The more deeply we ponder the typical instruction presented in the river Jordan, the more clearly we must see that the whole Christian position is involved in the standpoint from which we view it. Jordan means death, but, for the believer, a death that is past—the death we have gone through as identified with Christ, and which, through resurrection, has brought us on the other side—the Canaan side—where He is now. He, typified by the ark, has passed over before us into Jordan, to stem its torrent for us, and make it a dry path for our feet, so that we might pass clean over into our heavenly inheritance. The Prince of life has destroyed, on our behalf, him that had the power of death. He has taken the sting from death; yea, He has made death itself the very means by which we reach, even now, in spirit and by faith, the true heavenly Canaan.
Let us see how all this is unfolded in our type. Mark particularly the commandment given by the officers of the host. "When ye see the ark of the covenant of the Lord your God, and the priests the Levites bearing it, then ye shall remove from your place, and go after it." The ark must go first. They dared not to move one inch along that mysterious way, until the symbol of the divine Presence had gone before.
"Yet there shall be a space between you and it, about two thousand cubits by measure: come not near unto it that ye may know the way by which ye must go; for ye have not passed this way heretofore." It was an awful flood ahead of them.

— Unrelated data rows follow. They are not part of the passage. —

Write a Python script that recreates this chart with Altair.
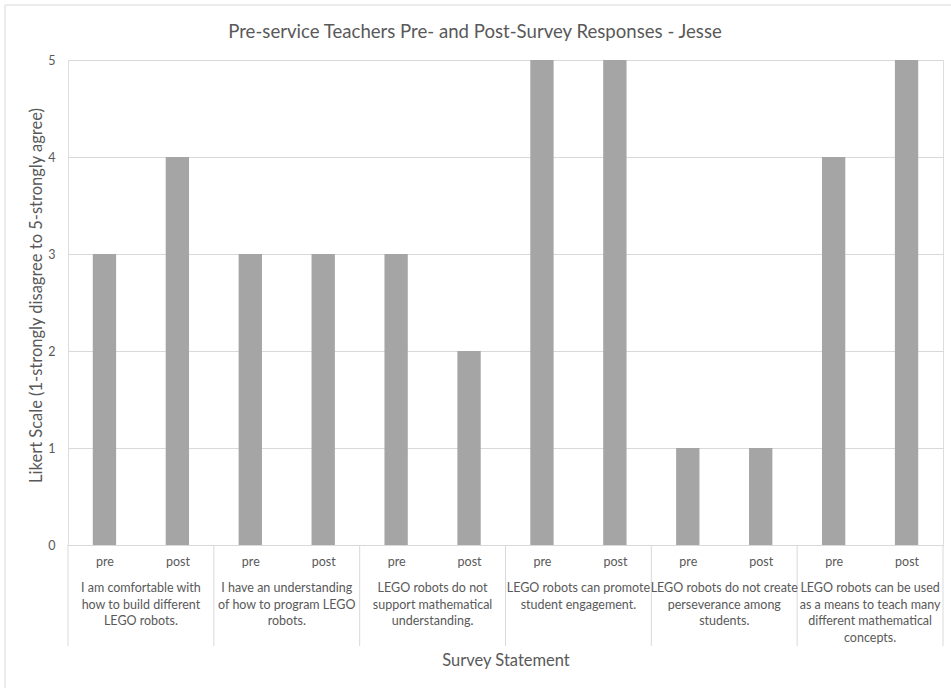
import altair as alt
import pandas as pd

# ---- data ----
title_text = "Pre-service Teachers Pre- and Post-Survey Responses - Jesse"
statements = [
    ["I am comfortable with", "how to build different", "LEGO robots."],
    ["I have an understanding", "of how to program LEGO", "robots."],
    ["LEGO robots do not", "support mathematical", "understanding."],
    ["LEGO robots can promote", "student engagement."],
    ["LEGO robots do not create", "perseverance among", "students."],
    ["LEGO robots can be used", "as a means to teach many", "different mathematical", "concepts."],
]
phases = ["pre", "post"]
pre_values = [3, 3, 3, 5, 1, 4]
post_values = [4, 3, 2, 5, 1, 5]

TEXT = "#595959"
GRID = "#D9D9D9"
BAR = "#A5A5A5"
FONT = "Lato"

rows = []
for g, (p, q) in enumerate(zip(pre_values, post_values)):
    for k, (ph, v) in enumerate(zip(phases, [p, q])):
        rows.append({"group": g, "phase": ph, "idx": 2 * g + k, "value": v})
bars_df = pd.DataFrame(rows)

groups_df = pd.DataFrame({
    "group": list(range(len(statements))),
    "label": ["\n".join(s) for s in statements],
})
bounds_df = pd.DataFrame({"b": list(range(0, 2 * len(statements) + 1, 2))})

W, H = 875, 485
xscale = alt.Scale(domain=[0, 2 * len(statements)], nice=False, zero=False)
xaxis = alt.Axis(values=[i + 0.5 for i in range(2 * len(statements))],
                 labelExpr="floor(datum.value) % 2 == 0 ? 'pre' : 'post'",
                 grid=False, ticks=False, tickSize=0, domain=True,
                 domainColor=GRID, domainWidth=1,
                 labelFont=FONT, labelFontSize=12.5, labelColor=TEXT,
                 labelPadding=10, labelBaseline="top",
                 title="Survey Statement", titleFont=FONT, titleFontSize=16.5,
                 titleFontWeight="normal", titleColor=TEXT,
                 titleY=115, titleBaseline="middle")

bars = alt.Chart(bars_df).transform_calculate(
    xs="datum.idx + 0.34", xe="datum.idx + 0.66"
).mark_bar(color=BAR).encode(
    x=alt.X("xs:Q", scale=xscale, axis=xaxis),
    x2="xe:Q",
    y=alt.Y("value:Q", scale=alt.Scale(domain=[0, 5], nice=False),
            axis=alt.Axis(values=[0, 1, 2, 3, 4, 5], grid=True, gridColor=GRID,
                          domain=False, ticks=False, tickSize=0,
                          labelFont=FONT, labelFontSize=12.5, labelColor=TEXT,
                          labelPadding=13,
                          title="Likert Scale (1-strongly disagree to 5-strongly agree)",
                          titleFont=FONT, titleFontSize=16.5, titleFontWeight="normal",
                          titleColor=TEXT, titleAngle=270, titleX=-32, titleY=235,
                          titleBaseline="middle", titleAlign="center")),
    y2=alt.datum(0),
)

group_text = alt.Chart(groups_df).transform_calculate(
    gc="2 * datum.group + 1"
).mark_text(font=FONT, fontSize=12.5, color=TEXT, lineBreak="\n",
            lineHeight=16.5, baseline="top", align="center").encode(
    x=alt.X("gc:Q", scale=xscale, axis=xaxis),
    y=alt.value(H + 37),
    text="label:N",
)

separators = alt.Chart(bounds_df).mark_rule(color=GRID, strokeWidth=1).encode(
    x=alt.X("b:Q", scale=xscale, axis=xaxis),
    y=alt.value(H),
    y2=alt.value(H + 101),
)

title_mark = alt.Chart(pd.DataFrame({"t": [title_text]})).mark_text(
    font=FONT, fontSize=18.6, color=TEXT, align="center", baseline="middle"
).encode(x=alt.value(407), y=alt.value(-28), text="t:N")

frame = alt.Chart(pd.DataFrame({"k": [0]})).mark_rule(color=GRID, strokeWidth=1)
frame_left = frame.encode(x=alt.value(-63), y=alt.value(-55), y2=alt.value(H + 143))
frame_top = frame.encode(x=alt.value(-63), x2=alt.value(W + 8), y=alt.value(-55))

chart = alt.layer(separators, bars, group_text, title_mark, frame_left, frame_top).properties(
    width=W, height=H,
    autosize=alt.AutoSizeParams(type="none"),
    padding={"left": 68, "top": 60, "right": 8, "bottom": 143},
).configure_view(stroke=None).configure(background="white")

chart.save("out.html", embed_options={"renderer": "svg", "actions": False})
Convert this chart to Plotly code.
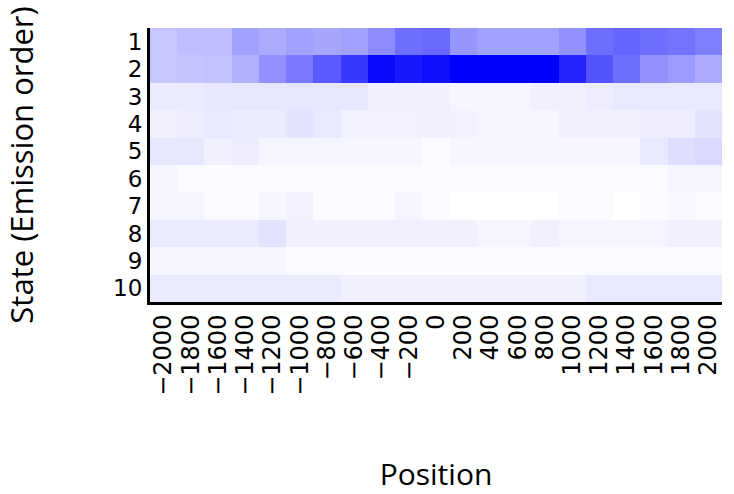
import plotly.graph_objects as go

positions = [-2000, -1800, -1600, -1400, -1200, -1000, -800, -600, -400, -200, 0,
             200, 400, 600, 800, 1000, 1200, 1400, 1600, 1800, 2000]
position_labels = [str(p).replace("-", "\u2212") for p in positions]
states = ["1", "2", "3", "4", "5", "6", "7", "8", "9", "10"]

# Emission intensity per state (rows) and position (columns), 0 = white, 1 = full blue
state_1 = [0.22, 0.25, 0.25, 0.37, 0.33, 0.37, 0.35, 0.37, 0.45, 0.57, 0.59,
           0.41, 0.37, 0.37, 0.37, 0.43, 0.57, 0.60, 0.57, 0.55, 0.50]
state_2 = [0.22, 0.23, 0.24, 0.31, 0.43, 0.53, 0.65, 0.78, 0.96, 0.90, 0.94,
           1.00, 1.00, 1.00, 1.00, 0.86, 0.67, 0.57, 0.43, 0.39, 0.33]
state_3 = [0.08, 0.08, 0.10, 0.10, 0.10, 0.10, 0.10, 0.10, 0.06, 0.06, 0.06,
           0.04, 0.04, 0.04, 0.06, 0.06, 0.07, 0.09, 0.09, 0.09, 0.09]
state_4 = [0.06, 0.07, 0.09, 0.08, 0.08, 0.11, 0.09, 0.05, 0.05, 0.05, 0.06,
           0.05, 0.04, 0.04, 0.04, 0.06, 0.06, 0.06, 0.07, 0.07, 0.11]
state_5 = [0.10, 0.10, 0.06, 0.07, 0.04, 0.04, 0.04, 0.04, 0.04, 0.04, 0.02,
           0.04, 0.04, 0.04, 0.04, 0.04, 0.04, 0.04, 0.09, 0.13, 0.15]
state_6 = [0.04, 0.02, 0.02, 0.02, 0.02, 0.02, 0.02, 0.02, 0.02, 0.02, 0.02,
           0.02, 0.02, 0.02, 0.02, 0.02, 0.02, 0.02, 0.02, 0.04, 0.04]
state_7 = [0.04, 0.04, 0.02, 0.02, 0.04, 0.05, 0.02, 0.02, 0.02, 0.04, 0.02,
           0.00, 0.00, 0.00, 0.00, 0.02, 0.02, 0.00, 0.02, 0.03, 0.02]
state_8 = [0.08, 0.08, 0.08, 0.08, 0.11, 0.06, 0.06, 0.06, 0.06, 0.06, 0.06,
           0.06, 0.04, 0.04, 0.06, 0.04, 0.04, 0.04, 0.04, 0.06, 0.06]
state_9 = [0.04, 0.04, 0.04, 0.04, 0.04, 0.02, 0.02, 0.02, 0.02, 0.02, 0.02,
           0.02, 0.02, 0.02, 0.02, 0.02, 0.02, 0.02, 0.02, 0.02, 0.02]
state_10 = [0.08, 0.08, 0.08, 0.08, 0.08, 0.08, 0.08, 0.06, 0.06, 0.06, 0.06,
            0.06, 0.06, 0.06, 0.06, 0.06, 0.09, 0.09, 0.09, 0.09, 0.09]

z = [state_1, state_2, state_3, state_4, state_5,
     state_6, state_7, state_8, state_9, state_10]

fig = go.Figure(go.Heatmap(
    z=z,
    x=position_labels,
    y=states,
    colorscale=[[0, "rgb(255,255,255)"], [1, "rgb(0,0,255)"]],
    zmin=0, zmax=1,
    showscale=False,
    xgap=0, ygap=0,
))

fig.update_layout(
    width=734, height=494,
    margin=dict(l=150, r=12, t=28, b=192),
    paper_bgcolor="white", plot_bgcolor="white",
    font=dict(family="DejaVu Sans", size=23, color="black"),
)
fig.update_xaxes(
    type="category", tickangle=-90, showline=True, linecolor="black", linewidth=3,
    ticks="", showgrid=False, zeroline=False, mirror=False, automargin=False,
    tickmode="array", tickvals=position_labels, ticktext=position_labels,
    title=dict(text="Position", font=dict(family="Open Sans", size=30), standoff=84),
    tickfont=dict(size=24),
)
fig.update_yaxes(
    type="category", autorange="reversed", showline=True, linecolor="black", linewidth=3,
    ticks="", showgrid=False, zeroline=False, automargin=False,
    tickmode="array", tickvals=states, ticktext=states,
    title=dict(text="State (Emission order)", font=dict(family="Open Sans", size=31), standoff=76),
    tickfont=dict(size=23),
)

fig.write_html("out.html")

No mortal could tread it with impunity. Death and destruction are linked together. "It is appointed unto men once to die; but after this the judgment" (Heb. ix.) Who can stand before the king of terrors? Who can face that grim and terrible foe? Who can encounter the swellings of Jordan? Who, except the Ark go first, can face death and judgment? Poor Peter thought he could; but he was sadly mistaken. He said unto Jesus, "Lord, whither goest thou? Jesus answered him, Whither I go, thou canst not follow Me now; but thou shalt follow Me afterwards."
How fully these words explain the import of that mystic "space" between Israel and the ark. Peter did not understand that space. He had not studied aright Josh. iii. 4. He knew nothing of that terrible pathway which his blessed Master was about to enter upon. "Peter said unto Him, Lord, why cannot I follow Thee now? I will lay down my life for Thy sake."

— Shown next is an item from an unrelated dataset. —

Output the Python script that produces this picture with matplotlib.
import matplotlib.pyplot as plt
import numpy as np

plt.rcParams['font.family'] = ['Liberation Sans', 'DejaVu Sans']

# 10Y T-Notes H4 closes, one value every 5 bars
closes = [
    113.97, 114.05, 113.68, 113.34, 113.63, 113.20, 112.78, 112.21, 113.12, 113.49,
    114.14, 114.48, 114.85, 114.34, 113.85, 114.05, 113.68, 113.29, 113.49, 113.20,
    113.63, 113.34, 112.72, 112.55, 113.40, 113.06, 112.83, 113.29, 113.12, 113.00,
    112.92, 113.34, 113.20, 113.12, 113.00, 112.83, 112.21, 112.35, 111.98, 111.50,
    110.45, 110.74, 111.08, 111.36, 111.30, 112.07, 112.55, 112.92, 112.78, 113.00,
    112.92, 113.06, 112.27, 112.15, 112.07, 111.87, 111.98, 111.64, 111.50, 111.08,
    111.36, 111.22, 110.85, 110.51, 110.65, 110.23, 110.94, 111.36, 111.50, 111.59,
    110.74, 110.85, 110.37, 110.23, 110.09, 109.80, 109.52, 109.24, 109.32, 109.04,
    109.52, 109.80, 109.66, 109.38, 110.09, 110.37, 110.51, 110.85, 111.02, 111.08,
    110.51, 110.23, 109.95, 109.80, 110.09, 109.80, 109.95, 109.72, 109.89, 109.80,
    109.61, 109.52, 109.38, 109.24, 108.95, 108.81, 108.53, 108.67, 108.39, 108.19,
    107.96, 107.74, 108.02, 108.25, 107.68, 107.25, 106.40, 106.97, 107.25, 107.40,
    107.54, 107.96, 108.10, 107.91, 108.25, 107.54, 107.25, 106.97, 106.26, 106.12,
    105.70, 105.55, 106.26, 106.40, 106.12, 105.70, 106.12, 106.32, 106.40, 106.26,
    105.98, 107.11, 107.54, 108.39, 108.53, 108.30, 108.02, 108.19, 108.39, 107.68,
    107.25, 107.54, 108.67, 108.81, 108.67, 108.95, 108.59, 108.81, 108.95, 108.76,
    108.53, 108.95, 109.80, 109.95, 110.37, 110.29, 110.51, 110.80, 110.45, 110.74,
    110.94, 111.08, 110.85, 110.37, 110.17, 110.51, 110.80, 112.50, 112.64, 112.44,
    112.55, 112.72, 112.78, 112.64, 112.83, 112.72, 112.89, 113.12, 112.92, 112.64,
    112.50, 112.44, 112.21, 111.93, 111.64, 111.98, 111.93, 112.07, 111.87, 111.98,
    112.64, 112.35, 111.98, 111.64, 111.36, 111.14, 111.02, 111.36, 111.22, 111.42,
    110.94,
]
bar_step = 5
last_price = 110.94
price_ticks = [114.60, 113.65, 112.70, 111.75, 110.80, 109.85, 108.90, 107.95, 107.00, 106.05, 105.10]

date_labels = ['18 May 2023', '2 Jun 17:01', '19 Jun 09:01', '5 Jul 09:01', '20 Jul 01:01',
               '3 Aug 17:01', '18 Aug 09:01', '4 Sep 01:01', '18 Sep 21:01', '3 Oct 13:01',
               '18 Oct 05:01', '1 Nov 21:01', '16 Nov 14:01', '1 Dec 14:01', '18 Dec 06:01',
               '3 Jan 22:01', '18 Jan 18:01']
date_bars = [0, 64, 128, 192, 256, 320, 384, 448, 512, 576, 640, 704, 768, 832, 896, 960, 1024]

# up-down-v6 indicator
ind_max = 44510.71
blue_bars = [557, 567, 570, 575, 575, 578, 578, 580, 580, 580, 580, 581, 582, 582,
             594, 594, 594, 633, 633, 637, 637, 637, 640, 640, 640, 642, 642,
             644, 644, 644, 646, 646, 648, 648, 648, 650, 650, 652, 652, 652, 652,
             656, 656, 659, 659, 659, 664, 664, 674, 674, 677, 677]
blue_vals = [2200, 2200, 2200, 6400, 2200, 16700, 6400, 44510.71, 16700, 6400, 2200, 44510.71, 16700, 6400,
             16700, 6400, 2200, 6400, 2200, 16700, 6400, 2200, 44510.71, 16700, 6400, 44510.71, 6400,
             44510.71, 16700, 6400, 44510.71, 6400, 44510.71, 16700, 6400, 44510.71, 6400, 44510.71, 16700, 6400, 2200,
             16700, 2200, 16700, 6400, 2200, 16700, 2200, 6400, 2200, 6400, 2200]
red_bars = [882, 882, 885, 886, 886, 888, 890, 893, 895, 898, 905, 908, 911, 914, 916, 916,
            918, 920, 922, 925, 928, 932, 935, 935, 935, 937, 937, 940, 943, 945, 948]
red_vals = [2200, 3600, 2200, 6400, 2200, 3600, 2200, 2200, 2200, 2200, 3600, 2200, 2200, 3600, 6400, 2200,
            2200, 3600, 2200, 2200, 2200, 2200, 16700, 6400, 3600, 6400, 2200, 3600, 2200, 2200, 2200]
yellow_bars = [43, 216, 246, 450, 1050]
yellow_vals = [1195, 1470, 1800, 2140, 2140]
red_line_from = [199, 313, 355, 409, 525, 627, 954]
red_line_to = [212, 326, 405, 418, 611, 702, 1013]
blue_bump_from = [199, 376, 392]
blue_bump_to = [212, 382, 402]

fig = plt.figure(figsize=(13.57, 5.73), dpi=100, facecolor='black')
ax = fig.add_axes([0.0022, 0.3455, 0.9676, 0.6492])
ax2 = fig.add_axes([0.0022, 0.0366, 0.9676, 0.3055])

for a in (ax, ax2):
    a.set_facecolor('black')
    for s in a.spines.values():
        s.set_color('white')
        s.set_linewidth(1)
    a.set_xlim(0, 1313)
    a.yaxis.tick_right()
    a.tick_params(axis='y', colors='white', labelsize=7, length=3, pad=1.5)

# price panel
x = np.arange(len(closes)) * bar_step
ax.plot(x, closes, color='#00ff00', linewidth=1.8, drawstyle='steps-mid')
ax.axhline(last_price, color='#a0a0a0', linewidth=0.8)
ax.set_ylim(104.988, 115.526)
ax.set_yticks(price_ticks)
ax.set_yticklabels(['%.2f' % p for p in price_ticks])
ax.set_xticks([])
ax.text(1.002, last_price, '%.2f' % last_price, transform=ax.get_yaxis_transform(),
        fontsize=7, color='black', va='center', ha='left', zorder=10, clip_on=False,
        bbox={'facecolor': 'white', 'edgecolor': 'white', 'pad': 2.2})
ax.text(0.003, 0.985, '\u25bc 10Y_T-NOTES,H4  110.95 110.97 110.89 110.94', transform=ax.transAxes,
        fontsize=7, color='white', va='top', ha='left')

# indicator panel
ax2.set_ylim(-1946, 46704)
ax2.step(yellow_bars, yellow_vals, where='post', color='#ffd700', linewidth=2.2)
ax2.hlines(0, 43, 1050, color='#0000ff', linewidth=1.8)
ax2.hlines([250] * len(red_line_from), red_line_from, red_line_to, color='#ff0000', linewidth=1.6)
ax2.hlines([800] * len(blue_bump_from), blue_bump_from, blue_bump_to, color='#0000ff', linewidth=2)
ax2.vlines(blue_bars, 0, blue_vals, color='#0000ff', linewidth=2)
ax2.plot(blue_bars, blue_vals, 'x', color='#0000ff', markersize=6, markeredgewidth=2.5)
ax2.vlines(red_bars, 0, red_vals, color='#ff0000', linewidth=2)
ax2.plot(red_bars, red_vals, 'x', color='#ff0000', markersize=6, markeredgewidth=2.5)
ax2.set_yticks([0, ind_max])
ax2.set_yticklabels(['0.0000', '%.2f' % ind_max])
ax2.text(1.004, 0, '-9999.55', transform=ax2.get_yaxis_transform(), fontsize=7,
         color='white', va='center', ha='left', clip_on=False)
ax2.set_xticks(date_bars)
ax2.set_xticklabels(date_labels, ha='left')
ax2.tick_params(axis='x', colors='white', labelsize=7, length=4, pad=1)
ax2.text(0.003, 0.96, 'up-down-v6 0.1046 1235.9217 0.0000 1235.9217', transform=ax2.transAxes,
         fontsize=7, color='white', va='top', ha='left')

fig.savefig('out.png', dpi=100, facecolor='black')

Poor dear Peter! How little he knew of himself, or of that which he was—sincerely, no doubt, though ignorantly—undertaking to do! How little did he imagine that the very sound of death's dark river, heard even in the distance, would be sufficient so to terrify him, as to make him curse and swear that he did not know his Master! "Jesus answered him, Wilt thou lay down thy life for My sake? Verily, verily, I say unto thee, the cock shall not crow till thou hast denied Me thrice."

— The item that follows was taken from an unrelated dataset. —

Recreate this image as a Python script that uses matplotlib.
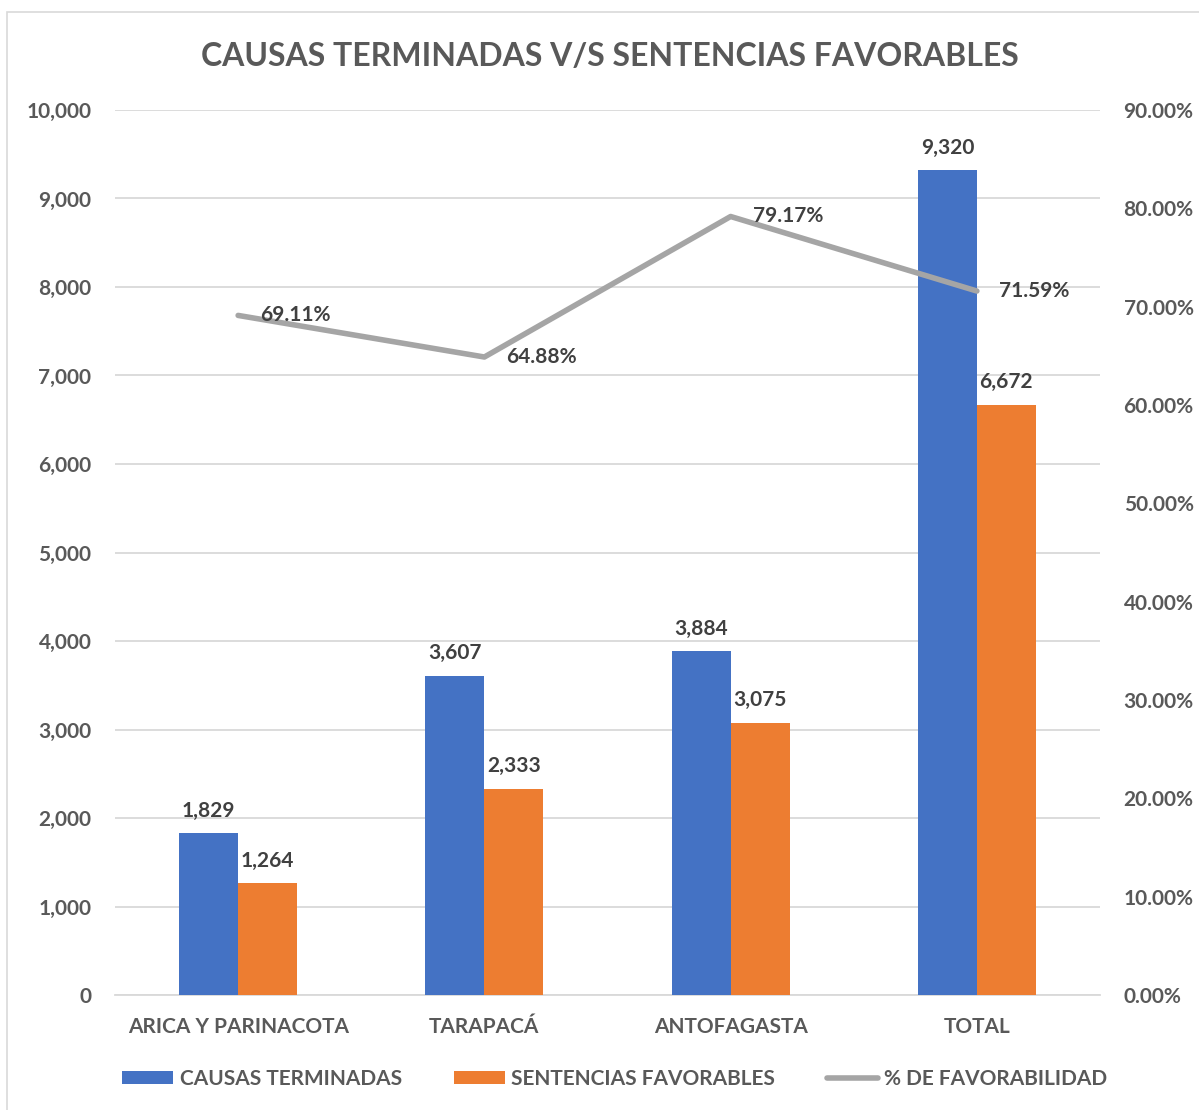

"Yet there shall be a space between you and it." How needful! How absolutely essential! Truly there was a space between Peter and his Lord. Jesus had to go before. He had to meet death in its most terrific form. He had to tread that rough path in profound solitude—for who could accompany Him? "There shall be a space between you and it: come not near to it, that ye may know the way by which ye must go; for ye have not passed this way heretofore."
"Thou canst not follow Me now: but thou shalt follow me afterwards." Blessed Master! He would not suffer His poor feeble servant to enter upon that terrible path, until He Himself had gone before, and so entirely changed its character, that the pathway of death should be lighted up with the beams of life and the light of God's face. Our Jesus has "abolished death, and brought life and incorruptibility to light by the gospel."